§ **What you have to do**
Copy out exactly the lines from the one holding "Emit a web page" through the one holding "const xTicks = [0, 200000, 400000, 600000, 800000, 1000000];", ends included; omit images.

§ **Task inputs**
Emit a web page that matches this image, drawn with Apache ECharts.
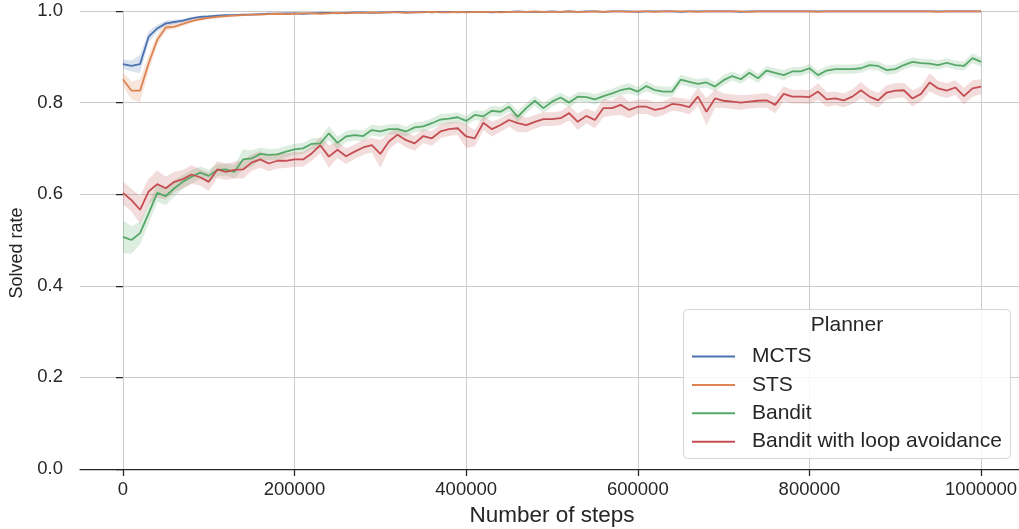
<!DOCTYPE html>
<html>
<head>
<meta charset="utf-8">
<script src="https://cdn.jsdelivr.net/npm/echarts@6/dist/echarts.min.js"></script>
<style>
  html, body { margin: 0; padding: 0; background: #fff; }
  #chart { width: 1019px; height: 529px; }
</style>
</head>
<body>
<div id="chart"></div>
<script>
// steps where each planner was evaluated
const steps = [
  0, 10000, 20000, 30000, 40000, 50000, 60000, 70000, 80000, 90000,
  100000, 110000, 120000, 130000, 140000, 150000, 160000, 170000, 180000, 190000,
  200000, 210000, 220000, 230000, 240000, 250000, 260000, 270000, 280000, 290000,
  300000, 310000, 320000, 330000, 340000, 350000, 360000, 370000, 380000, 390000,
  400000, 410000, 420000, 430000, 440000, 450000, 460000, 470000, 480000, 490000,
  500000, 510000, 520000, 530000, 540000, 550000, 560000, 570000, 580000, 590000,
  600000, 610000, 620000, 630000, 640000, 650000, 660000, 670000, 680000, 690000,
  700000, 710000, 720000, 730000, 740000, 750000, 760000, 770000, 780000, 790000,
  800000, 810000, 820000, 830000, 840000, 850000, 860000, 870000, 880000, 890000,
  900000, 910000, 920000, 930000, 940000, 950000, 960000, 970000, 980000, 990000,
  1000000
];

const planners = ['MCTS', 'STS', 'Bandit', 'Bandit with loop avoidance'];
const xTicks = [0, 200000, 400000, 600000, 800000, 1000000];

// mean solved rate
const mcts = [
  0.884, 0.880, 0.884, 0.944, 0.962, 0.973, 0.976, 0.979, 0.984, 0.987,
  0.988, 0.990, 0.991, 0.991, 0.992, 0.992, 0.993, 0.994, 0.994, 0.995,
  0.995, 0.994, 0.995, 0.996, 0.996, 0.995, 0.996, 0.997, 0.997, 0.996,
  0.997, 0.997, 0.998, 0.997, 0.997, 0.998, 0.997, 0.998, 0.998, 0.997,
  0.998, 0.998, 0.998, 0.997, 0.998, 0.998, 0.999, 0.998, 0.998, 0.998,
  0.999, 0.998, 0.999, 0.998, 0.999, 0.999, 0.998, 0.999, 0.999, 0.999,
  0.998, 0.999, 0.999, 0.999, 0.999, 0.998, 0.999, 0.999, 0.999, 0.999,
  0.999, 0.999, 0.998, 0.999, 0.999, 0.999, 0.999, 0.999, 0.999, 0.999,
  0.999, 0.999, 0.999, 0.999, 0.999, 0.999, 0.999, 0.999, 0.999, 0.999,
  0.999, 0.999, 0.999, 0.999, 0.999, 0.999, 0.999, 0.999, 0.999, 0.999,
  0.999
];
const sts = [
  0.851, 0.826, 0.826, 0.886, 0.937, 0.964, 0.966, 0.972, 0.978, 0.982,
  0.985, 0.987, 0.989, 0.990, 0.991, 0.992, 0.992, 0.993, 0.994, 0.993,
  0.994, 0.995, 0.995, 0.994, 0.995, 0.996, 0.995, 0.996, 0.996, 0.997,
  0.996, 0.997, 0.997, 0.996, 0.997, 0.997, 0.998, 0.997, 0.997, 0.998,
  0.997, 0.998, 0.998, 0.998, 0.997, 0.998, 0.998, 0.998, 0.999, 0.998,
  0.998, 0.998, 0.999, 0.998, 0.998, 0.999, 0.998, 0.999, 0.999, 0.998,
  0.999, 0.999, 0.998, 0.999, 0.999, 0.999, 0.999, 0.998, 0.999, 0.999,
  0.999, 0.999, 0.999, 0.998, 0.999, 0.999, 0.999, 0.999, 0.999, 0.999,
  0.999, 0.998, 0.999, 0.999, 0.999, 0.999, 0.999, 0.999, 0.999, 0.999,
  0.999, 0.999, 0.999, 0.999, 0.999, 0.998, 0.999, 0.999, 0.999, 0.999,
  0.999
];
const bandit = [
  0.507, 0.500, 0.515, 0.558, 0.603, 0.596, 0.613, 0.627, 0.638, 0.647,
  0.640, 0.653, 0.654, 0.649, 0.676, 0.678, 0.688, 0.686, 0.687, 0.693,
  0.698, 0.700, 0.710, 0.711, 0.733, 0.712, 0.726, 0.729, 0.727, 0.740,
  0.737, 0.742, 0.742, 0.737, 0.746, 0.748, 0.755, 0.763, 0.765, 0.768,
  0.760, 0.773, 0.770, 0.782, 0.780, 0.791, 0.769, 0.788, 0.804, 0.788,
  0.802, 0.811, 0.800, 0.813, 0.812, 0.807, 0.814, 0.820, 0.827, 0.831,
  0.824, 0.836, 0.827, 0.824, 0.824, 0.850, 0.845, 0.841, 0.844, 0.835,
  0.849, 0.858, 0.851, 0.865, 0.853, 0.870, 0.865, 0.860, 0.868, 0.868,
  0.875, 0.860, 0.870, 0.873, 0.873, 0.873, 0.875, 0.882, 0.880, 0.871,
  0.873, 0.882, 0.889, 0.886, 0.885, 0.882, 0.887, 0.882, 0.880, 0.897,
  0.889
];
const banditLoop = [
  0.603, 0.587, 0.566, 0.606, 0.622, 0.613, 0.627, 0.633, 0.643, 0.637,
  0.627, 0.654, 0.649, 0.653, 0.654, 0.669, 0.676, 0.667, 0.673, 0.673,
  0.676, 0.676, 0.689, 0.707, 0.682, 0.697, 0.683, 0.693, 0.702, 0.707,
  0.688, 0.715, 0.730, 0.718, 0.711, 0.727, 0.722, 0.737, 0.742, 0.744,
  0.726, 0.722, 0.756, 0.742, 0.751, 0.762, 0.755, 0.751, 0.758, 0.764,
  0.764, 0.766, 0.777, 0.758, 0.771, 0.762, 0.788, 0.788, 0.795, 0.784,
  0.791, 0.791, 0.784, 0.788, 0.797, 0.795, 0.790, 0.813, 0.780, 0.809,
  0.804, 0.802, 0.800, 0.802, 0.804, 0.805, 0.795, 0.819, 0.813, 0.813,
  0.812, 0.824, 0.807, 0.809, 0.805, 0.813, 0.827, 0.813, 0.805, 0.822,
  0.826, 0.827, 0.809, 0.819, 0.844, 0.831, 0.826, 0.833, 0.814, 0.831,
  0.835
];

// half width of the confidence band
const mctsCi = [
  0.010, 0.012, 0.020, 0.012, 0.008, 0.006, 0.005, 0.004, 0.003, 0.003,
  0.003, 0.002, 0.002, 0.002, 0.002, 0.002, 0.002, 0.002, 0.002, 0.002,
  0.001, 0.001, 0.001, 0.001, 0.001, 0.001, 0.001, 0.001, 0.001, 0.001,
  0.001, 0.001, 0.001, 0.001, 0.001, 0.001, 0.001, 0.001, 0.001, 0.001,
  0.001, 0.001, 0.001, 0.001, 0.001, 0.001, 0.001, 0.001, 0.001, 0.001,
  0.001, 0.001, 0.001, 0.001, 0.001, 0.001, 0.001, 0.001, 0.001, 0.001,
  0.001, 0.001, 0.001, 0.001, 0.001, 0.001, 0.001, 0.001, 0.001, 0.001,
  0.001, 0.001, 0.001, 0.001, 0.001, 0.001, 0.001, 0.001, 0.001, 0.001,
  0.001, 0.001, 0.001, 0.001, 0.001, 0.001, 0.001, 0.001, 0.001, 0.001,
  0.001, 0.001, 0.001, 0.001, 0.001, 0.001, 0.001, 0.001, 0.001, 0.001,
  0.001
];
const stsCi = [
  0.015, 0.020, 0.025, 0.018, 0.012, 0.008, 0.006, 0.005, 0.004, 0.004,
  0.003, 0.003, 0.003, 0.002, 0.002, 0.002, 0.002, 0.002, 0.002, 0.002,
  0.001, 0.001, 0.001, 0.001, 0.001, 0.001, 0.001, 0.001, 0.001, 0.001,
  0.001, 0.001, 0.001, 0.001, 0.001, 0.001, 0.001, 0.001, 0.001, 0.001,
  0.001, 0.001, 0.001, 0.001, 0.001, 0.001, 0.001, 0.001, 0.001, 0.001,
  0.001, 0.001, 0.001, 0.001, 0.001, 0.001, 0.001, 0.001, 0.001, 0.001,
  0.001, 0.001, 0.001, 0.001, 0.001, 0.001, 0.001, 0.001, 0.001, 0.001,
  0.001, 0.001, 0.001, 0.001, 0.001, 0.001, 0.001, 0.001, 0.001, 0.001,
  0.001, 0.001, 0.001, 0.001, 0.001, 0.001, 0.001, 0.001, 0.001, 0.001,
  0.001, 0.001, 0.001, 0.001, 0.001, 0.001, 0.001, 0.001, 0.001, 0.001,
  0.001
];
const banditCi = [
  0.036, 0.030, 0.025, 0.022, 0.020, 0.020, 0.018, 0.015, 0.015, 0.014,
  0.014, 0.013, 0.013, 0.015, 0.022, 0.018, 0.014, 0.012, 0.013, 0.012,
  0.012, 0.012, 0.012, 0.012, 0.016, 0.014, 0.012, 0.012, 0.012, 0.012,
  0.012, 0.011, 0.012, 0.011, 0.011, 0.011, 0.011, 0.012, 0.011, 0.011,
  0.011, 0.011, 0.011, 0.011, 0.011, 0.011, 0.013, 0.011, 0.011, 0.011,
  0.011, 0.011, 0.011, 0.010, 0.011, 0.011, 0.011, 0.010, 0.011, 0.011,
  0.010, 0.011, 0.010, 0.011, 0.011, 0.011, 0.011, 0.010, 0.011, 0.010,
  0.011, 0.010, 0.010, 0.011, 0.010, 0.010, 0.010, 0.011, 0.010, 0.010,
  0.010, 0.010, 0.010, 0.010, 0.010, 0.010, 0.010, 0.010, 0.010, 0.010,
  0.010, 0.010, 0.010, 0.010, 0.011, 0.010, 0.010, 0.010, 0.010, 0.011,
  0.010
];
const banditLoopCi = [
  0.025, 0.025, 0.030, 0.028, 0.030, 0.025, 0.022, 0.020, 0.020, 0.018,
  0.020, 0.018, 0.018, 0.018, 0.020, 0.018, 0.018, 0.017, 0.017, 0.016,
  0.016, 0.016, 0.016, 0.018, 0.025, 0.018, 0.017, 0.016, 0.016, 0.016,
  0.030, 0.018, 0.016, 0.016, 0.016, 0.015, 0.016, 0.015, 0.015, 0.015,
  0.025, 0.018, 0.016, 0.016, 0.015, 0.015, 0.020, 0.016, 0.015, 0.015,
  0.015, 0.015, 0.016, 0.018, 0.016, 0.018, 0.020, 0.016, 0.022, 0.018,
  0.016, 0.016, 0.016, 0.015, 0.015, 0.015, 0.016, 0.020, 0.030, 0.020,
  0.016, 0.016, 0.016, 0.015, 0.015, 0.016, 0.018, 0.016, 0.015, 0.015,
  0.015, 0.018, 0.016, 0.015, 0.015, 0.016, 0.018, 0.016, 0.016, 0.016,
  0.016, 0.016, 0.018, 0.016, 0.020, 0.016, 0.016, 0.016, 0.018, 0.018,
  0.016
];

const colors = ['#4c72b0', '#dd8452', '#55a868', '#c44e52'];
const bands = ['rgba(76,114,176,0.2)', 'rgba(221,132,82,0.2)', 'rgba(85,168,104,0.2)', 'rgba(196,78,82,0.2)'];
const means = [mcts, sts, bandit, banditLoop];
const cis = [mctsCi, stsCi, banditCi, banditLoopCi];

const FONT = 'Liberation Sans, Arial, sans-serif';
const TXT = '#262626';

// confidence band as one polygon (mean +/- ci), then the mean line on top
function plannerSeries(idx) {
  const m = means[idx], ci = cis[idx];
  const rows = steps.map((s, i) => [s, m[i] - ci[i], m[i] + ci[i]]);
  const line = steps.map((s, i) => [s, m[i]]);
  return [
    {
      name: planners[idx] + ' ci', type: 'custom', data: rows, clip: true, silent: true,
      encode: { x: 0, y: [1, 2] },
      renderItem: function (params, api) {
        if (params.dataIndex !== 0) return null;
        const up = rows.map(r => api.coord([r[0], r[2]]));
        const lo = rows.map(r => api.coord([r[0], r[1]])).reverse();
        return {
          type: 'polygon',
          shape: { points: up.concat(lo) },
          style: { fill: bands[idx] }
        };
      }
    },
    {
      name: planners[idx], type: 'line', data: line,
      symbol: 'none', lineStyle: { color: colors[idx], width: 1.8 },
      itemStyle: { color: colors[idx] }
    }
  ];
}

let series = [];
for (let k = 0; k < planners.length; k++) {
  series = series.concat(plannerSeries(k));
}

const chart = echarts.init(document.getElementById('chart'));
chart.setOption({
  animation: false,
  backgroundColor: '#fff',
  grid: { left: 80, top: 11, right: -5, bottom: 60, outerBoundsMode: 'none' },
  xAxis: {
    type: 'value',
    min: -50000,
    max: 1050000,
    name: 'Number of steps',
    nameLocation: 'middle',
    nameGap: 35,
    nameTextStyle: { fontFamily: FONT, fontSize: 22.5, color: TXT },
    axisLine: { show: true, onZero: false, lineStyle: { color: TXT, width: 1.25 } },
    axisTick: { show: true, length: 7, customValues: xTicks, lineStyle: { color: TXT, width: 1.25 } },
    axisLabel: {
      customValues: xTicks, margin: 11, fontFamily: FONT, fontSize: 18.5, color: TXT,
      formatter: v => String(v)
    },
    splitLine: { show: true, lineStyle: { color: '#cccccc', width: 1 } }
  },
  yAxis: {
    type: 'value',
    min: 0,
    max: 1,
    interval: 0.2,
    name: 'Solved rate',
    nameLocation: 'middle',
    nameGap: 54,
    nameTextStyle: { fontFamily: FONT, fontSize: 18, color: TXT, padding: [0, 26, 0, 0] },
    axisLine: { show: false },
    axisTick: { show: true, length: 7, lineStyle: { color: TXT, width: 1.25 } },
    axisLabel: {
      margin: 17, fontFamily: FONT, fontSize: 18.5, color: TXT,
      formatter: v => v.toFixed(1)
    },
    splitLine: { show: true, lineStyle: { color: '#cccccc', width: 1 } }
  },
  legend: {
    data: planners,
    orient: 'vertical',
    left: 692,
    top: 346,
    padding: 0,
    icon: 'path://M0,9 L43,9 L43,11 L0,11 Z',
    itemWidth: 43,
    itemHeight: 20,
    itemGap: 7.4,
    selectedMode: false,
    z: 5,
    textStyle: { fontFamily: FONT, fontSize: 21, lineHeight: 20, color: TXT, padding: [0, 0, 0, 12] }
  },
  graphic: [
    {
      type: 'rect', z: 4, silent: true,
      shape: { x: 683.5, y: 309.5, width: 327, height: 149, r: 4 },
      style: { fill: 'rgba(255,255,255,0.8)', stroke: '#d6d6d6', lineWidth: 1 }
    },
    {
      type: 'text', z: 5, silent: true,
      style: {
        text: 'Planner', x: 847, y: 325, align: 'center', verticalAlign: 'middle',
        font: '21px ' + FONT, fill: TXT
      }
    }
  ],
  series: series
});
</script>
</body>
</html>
...
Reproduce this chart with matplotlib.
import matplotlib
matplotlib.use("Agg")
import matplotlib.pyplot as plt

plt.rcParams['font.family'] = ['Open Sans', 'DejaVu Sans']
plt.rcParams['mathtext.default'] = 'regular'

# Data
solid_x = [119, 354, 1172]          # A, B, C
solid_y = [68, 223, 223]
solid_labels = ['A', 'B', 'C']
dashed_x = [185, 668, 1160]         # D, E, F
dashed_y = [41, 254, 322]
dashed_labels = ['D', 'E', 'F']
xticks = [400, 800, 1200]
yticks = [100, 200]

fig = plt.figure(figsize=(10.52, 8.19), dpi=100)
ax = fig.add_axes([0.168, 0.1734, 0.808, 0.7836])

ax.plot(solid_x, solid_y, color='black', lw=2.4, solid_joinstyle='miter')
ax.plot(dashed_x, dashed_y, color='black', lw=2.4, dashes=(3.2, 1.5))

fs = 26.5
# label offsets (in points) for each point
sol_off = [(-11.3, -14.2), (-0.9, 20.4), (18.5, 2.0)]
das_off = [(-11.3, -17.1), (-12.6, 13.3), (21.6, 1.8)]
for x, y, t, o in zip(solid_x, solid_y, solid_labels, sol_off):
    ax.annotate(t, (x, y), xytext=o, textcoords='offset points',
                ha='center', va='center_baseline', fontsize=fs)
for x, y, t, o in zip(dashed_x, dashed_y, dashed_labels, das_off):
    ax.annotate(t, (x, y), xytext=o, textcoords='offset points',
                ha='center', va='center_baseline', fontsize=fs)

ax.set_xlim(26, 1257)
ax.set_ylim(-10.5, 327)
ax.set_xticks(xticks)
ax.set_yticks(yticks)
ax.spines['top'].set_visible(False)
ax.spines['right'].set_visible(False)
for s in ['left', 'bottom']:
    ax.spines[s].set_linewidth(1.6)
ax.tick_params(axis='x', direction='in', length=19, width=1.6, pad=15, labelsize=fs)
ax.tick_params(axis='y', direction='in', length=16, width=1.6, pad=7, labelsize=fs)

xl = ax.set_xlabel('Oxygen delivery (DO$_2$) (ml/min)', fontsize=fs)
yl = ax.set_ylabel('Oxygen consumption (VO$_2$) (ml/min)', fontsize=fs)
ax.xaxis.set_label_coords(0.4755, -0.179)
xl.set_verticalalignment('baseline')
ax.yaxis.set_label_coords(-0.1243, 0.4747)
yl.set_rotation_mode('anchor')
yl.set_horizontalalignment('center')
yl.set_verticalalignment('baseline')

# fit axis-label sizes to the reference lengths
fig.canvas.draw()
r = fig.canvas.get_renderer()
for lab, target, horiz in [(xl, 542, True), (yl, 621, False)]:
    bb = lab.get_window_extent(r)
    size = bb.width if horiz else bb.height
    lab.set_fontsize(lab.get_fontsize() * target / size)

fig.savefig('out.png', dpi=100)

§ **Exercise output**
Emit a web page that matches this image, drawn with Apache ECharts.
<!DOCTYPE html>
<html>
<head>
<meta charset="utf-8">
<script src="https://cdn.jsdelivr.net/npm/echarts@6/dist/echarts.min.js"></script>
<style>
  html, body { margin: 0; padding: 0; background: #fff; }
  #chart { width: 1019px; height: 529px; }
</style>
</head>
<body>
<div id="chart"></div>
<script>
// steps where each planner was evaluated
const steps = [
  0, 10000, 20000, 30000, 40000, 50000, 60000, 70000, 80000, 90000,
  100000, 110000, 120000, 130000, 140000, 150000, 160000, 170000, 180000, 190000,
  200000, 210000, 220000, 230000, 240000, 250000, 260000, 270000, 280000, 290000,
  300000, 310000, 320000, 330000, 340000, 350000, 360000, 370000, 380000, 390000,
  400000, 410000, 420000, 430000, 440000, 450000, 460000, 470000, 480000, 490000,
  500000, 510000, 520000, 530000, 540000, 550000, 560000, 570000, 580000, 590000,
  600000, 610000, 620000, 630000, 640000, 650000, 660000, 670000, 680000, 690000,
  700000, 710000, 720000, 730000, 740000, 750000, 760000, 770000, 780000, 790000,
  800000, 810000, 820000, 830000, 840000, 850000, 860000, 870000, 880000, 890000,
  900000, 910000, 920000, 930000, 940000, 950000, 960000, 970000, 980000, 990000,
  1000000
];

const planners = ['MCTS', 'STS', 'Bandit', 'Bandit with loop avoidance'];
const xTicks = [0, 200000, 400000, 600000, 800000, 1000000];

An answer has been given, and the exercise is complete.